Our immigration system must be designed to meet the real needs of people, rather than the purported needs of employers. As we strive to welcome more refugees, asylum seekers and other forced migrants, we also must have a vision for integrating them into the workforce with good union jobs. Our Workers First Agenda embeds immigration policies that will promote shared prosperity and a new growth paradigm that closes racialized and gendered gaps in income and opportunity, rather than continued growth in the concentration of wealth and power in the hands of the few.
Our unyielding solidarity and commitment to building worker power animates our demand for a more just immigration system that protects those in need, and ensures full and enforceable labor rights for all. Workers with all types of immigration status will continue to organize and mobilize to win transformative changes that protect our rights to a ballot, a union, a good job, a livable planet, a just path to migrate and a truly inclusive society. To reverse structural injustices and meet the humanitarian imperatives of our time, we must rebalance power in our economy and advance immigration policies that remove barriers to organizing and put people over profit.
The AFL-CIO resolves to:
• Redouble our efforts to win a long-overdue path to citizenship for all those whose labor helps our country to prosper and comprehensive, pro-worker reforms to our unjust immigration system.
• Relentlessly defend all workers whose rights are under attack, including those with temporary protected status (TPS) and Deferred Action for Childhood Arrivals, and those without formal status.
• Play an active role in the workforce integration of new immigrants and refugees so that they will have representation at work, the added protection of a collective bargaining agreement, increased training opportunities and a means to promote social cohesion with the existing workforce.

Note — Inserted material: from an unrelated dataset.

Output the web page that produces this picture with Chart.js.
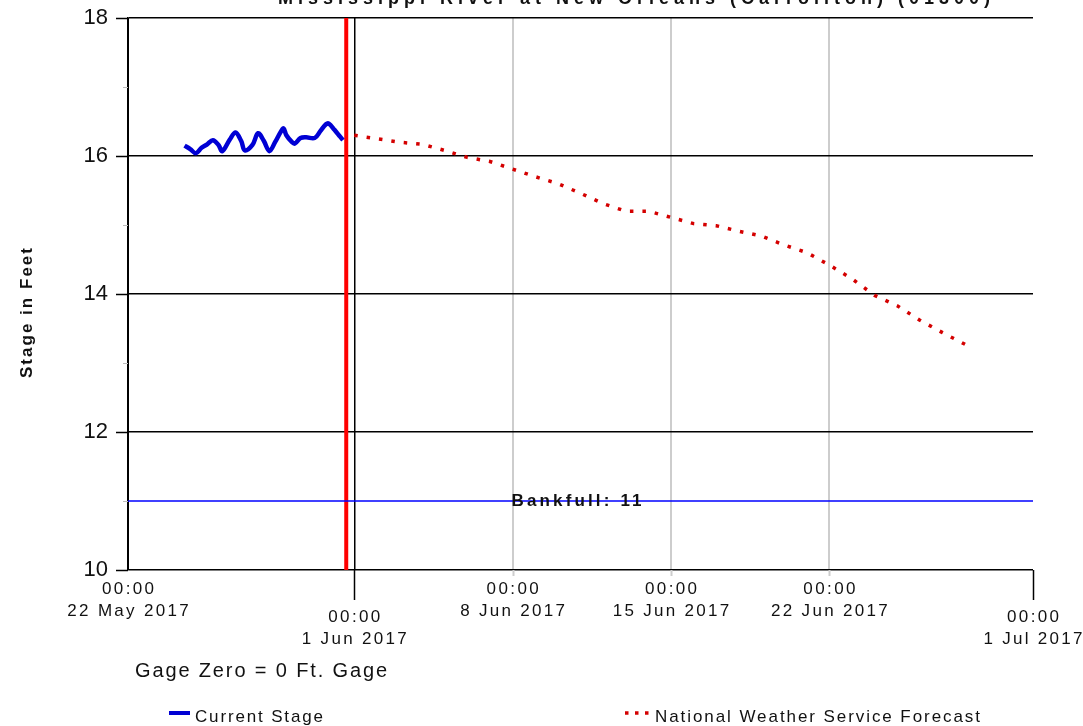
<!DOCTYPE html>
<html>
<head>
<meta charset="utf-8">
<script src="https://cdn.jsdelivr.net/npm/chart.js@4.4.1/dist/chart.umd.min.js"></script>
<style>
  html, body { margin: 0; padding: 0; background: #fff; }
  canvas { display: block; }
</style>
</head>
<body>
<canvas id="chart" width="1083" height="726"></canvas>
<script>
const title = 'Mississippi River at New Orleans (Carrollton) (01300)';
const axisStart = '2017-05-22T00:00';
const axisEnd = '2017-07-01T00:00';
const nowTime = '2017-05-31T15:30';
const bankfull = 11;
const stageMin = 10;
const stageMax = 18;

const tickTimes = ['2017-05-22T00:00', '2017-06-01T00:00', '2017-06-08T00:00', '2017-06-15T00:00', '2017-06-22T00:00', '2017-07-01T00:00'];
const tickDates = ['22 May 2017', '1 Jun 2017', '8 Jun 2017', '15 Jun 2017', '22 Jun 2017', '1 Jul 2017'];

// observed stage (ft)
const obsTimes = [
  '2017-05-24T12:00', '2017-05-24T18:00', '2017-05-25T00:00', '2017-05-25T06:00', '2017-05-25T12:00',
  '2017-05-25T18:00', '2017-05-26T00:00', '2017-05-26T04:00', '2017-05-26T12:00', '2017-05-26T18:00',
  '2017-05-27T00:00', '2017-05-27T04:00', '2017-05-27T12:00', '2017-05-27T18:00', '2017-05-28T00:00',
  '2017-05-28T06:00', '2017-05-28T12:00', '2017-05-28T18:00', '2017-05-28T21:00', '2017-05-29T00:00',
  '2017-05-29T06:00', '2017-05-29T09:00', '2017-05-29T15:00', '2017-05-29T21:00', '2017-05-30T06:00',
  '2017-05-30T12:00', '2017-05-30T18:00', '2017-05-30T21:00', '2017-05-31T03:00', '2017-05-31T09:00',
  '2017-05-31T12:00'
];
const obsStage = [
  16.15, 16.10, 16.04, 16.12, 16.17,
  16.23, 16.16, 16.07, 16.24, 16.34,
  16.22, 16.08, 16.16, 16.33, 16.22,
  16.07, 16.20, 16.35, 16.40, 16.30,
  16.20, 16.18, 16.26, 16.27, 16.26,
  16.36, 16.46, 16.47, 16.38, 16.28,
  16.23
];

// NWS forecast stage (ft)
const fcTimes = [
  '2017-06-01T00:00', '2017-06-02T00:00', '2017-06-03T00:00', '2017-06-04T00:00', '2017-06-05T00:00',
  '2017-06-06T00:00', '2017-06-07T00:00', '2017-06-08T00:00', '2017-06-09T00:00', '2017-06-10T00:00',
  '2017-06-11T00:00', '2017-06-12T00:00', '2017-06-13T00:00', '2017-06-14T00:00', '2017-06-15T00:00',
  '2017-06-16T00:00', '2017-06-17T00:00', '2017-06-18T00:00', '2017-06-19T00:00', '2017-06-20T00:00',
  '2017-06-21T00:00', '2017-06-22T00:00', '2017-06-23T00:00', '2017-06-24T00:00', '2017-06-25T00:00',
  '2017-06-26T00:00', '2017-06-27T00:00', '2017-06-28T00:00', '2017-06-28T06:00'
];
const fcStage = [
  16.30, 16.25, 16.20, 16.17, 16.08,
  15.98, 15.92, 15.81, 15.70, 15.60,
  15.46, 15.31, 15.20, 15.20, 15.11,
  15.02, 14.99, 14.91, 14.84, 14.71,
  14.60, 14.42, 14.22, 13.98, 13.83,
  13.62, 13.44, 13.27, 13.20
];

const day = (s) => (Date.parse(s + 'Z') - Date.parse(axisStart + 'Z')) / 864e5;
const ticks = tickTimes.map(day);
const toPoints = (times, vals) => times.map((t, i) => ({ x: day(t), y: vals[i] }));

const SANS = '"Liberation Sans", Arial, sans-serif';

// draws text spread out to a given width (the source uses a wide bitmap font)
const spaced = (ctx, text, x, y, font, opts = {}) => {
  ctx.font = font;
  ctx.letterSpacing = '0px';
  const w0 = ctx.measureText(text).width;
  let ls = opts.spacing || 0;
  if (opts.width) ls = (opts.width - w0) / (text.length - 1);
  const w = w0 + ls * (text.length - 1);
  ctx.letterSpacing = ls + 'px';
  ctx.textAlign = 'left';
  ctx.textBaseline = opts.baseline || 'middle';
  let left = x;
  if (opts.align === 'center') left = x - w / 2;
  if (opts.align === 'right') left = x - w;
  ctx.fillText(text, left, y);
  ctx.letterSpacing = '0px';
};

const line = (ctx, x1, y1, x2, y2, color, width, dash) => {
  ctx.save();
  ctx.strokeStyle = color;
  ctx.lineWidth = width;
  if (dash) ctx.setLineDash(dash);
  ctx.beginPath();
  ctx.moveTo(x1, y1);
  ctx.lineTo(x2, y2);
  ctx.stroke();
  ctx.restore();
};

const decor = {
  id: 'decor',
  beforeDatasetsDraw(chart) {
    const { ctx, scales: { x, y }, chartArea: a } = chart;
    // y tick marks
    for (let v = stageMin; v <= stageMax; v++) {
      const py = Math.round(y.getPixelForValue(v)) + 0.5;
      if (v % 2 === 0) line(ctx, a.left - 12, py, a.left, py, '#000', 1.5);
      else line(ctx, a.left - 5, py, a.left, py, '#bbb', 1);
    }
    // x tick marks
    ticks.forEach((v, i) => {
      if (i === 0) return;
      const px = Math.round(x.getPixelForValue(v)) + 0.5;
      if (tickDates[i].startsWith('1 ')) line(ctx, px, a.bottom, px, a.bottom + 30, '#000', 1.5);
      else line(ctx, px, a.bottom, px, a.bottom + 6, '#cdcdcd', 2);
    });
  },
  afterDraw(chart) {
    const { ctx, scales: { x, y }, chartArea: a } = chart;
    ctx.save();
    ctx.fillStyle = '#111';

    // title, clipped at the top of the image
    spaced(ctx, title, 278, 4, 'bold 18px ' + SANS, { width: 712, baseline: 'alphabetic' });

    // x tick labels
    ticks.forEach((v, i) => {
      const px = x.getPixelForValue(v);
      const low = tickDates[i].startsWith('1 ') && i > 0;
      const y1 = low ? 617 : 589;
      spaced(ctx, '00:00', px, y1, '17px ' + SANS, { spacing: 2.4, align: 'center' });
      spaced(ctx, tickDates[i], px, y1 + 22, '17px ' + SANS, { spacing: 2.3, align: 'center' });
    });

    // y axis title
    ctx.save();
    ctx.translate(32, 313);
    ctx.rotate(-Math.PI / 2);
    spaced(ctx, 'Stage in Feet', 0, 0, 'bold 17px ' + SANS, { width: 130, align: 'center', baseline: 'alphabetic' });
    ctx.restore();

    // bankfull label
    spaced(ctx, 'Bankfull: ' + bankfull, (a.left + a.right) / 2 - 4, y.getPixelForValue(bankfull),
      'bold 17px ' + SANS, { width: 130, align: 'center' });

    spaced(ctx, 'Gage Zero = 0 Ft. Gage', 135, 671, '20px ' + SANS, { width: 252 });

    // legend
    line(ctx, 169, 713, 190, 713, '#0000d4', 4);
    spaced(ctx, 'Current Stage', 195, 717, '17px ' + SANS, { width: 128 });
    line(ctx, 625, 713, 651, 713, '#d40000', 3.5, [3.5, 6.5]);
    spaced(ctx, 'National Weather Service Forecast', 655, 717, '17px ' + SANS, { width: 325 });
    ctx.restore();
  }
};

new Chart(document.getElementById('chart'), {
  type: 'line',
  data: {
    datasets: [
      {
        label: 'Bankfull',
        data: [{ x: day(axisStart), y: bankfull }, { x: day(axisEnd), y: bankfull }],
        borderColor: '#0000ff',
        borderWidth: 1.5,
      },
      {
        label: 'National Weather Service Forecast',
        data: toPoints(fcTimes, fcStage),
        borderColor: '#d40000',
        borderWidth: 3.5,
        borderDash: [3.5, 9],
        borderCapStyle: 'butt',
      },
      {
        label: 'Current Stage',
        data: toPoints(obsTimes, obsStage),
        borderColor: '#0000d4',
        borderWidth: 4.5,
        tension: 0.35,
      },
      {
        label: 'Now',
        data: [{ x: day(nowTime), y: stageMin }, { x: day(nowTime), y: stageMax }],
        borderColor: '#ff0000',
        borderWidth: 4,
      },
    ],
  },
  options: {
    responsive: false,
    animation: false,
    elements: { point: { radius: 0 } },
    layout: { padding: { top: 18, right: 50, bottom: 156, left: 0 } },
    plugins: { legend: { display: false }, tooltip: { enabled: false } },
    scales: {
      x: {
        type: 'linear',
        min: day(axisStart),
        max: day(axisEnd),
        afterBuildTicks: (s) => { s.ticks = ticks.map((value) => ({ value })); },
        afterFit: (s) => { s.height = 0; s.paddingLeft = 0; s.paddingRight = 0; },
        ticks: { display: false },
        border: { display: false },
        grid: {
          drawTicks: false,
          color: (c) => {
            const v = c.tick && c.tick.value;
            if (v === ticks[ticks.length - 1]) return 'rgba(0,0,0,0)';
            if (v === ticks[0] || v === ticks[1]) return '#000';
            return '#cdcdcd';
          },
          lineWidth: (c) => (c.tick && c.tick.value === ticks[1] ? 1.5 : 2),
        },
      },
      y: {
        min: stageMin,
        max: stageMax,
        afterFit: (s) => { s.width = 128; s.paddingTop = 0; s.paddingBottom = 0; },
        border: { display: true, color: '#000', width: 1.5 },
        grid: {
          drawTicks: false,
          color: (c) => (c.tick && c.tick.value % 2 === 0 ? '#000' : 'rgba(0,0,0,0)'),
          lineWidth: 1.5,
        },
        ticks: {
          stepSize: 1,
          padding: 20,
          color: '#111',
          font: { family: SANS, size: 22 },
          callback: (v) => (v % 2 === 0 ? v : ''),
        },
      },
    },
  },
  plugins: [decor],
});
</script>
</body>
</html>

• Deepen our labor citizenship and naturalization efforts to help build worker power and expand and diversify the electorate.
• Organize all workers, regardless of status, and pursue concrete protections and work permits for immigrants who seek to form or join a union, bargain a contract or otherwise take collective action to make our workplaces safe and fair.
• Elevate our call for enhanced humanitarian commitments, including:
— Increases in the refugee resettlement cap.
— Appropriate treatment of unaccompanied children, ensuring that their educational, safety and legal needs are met.
— Meaningful due process for asylum seekers and expanded criteria for eligibility.
— New, permanent pathways for climate migrants.
— TPS designations for all countries destabilized by conflict and disasters.
• Reject efforts to misdirect forced migrants into abusive temporary work visa programs and continue to insist that guestworker programs be fundamentally reformed to lift worker rights and labor standards, rather than expanded.
• Demand enforceable environmental and labor standards in trade deals and investment strategies, and an end to extractive, neocolonial foreign policy approaches that enrich multinational corporations and fuel poverty, exploitation, environmental degradation, violent suppression of rights and other factors that drive working families from their homelands.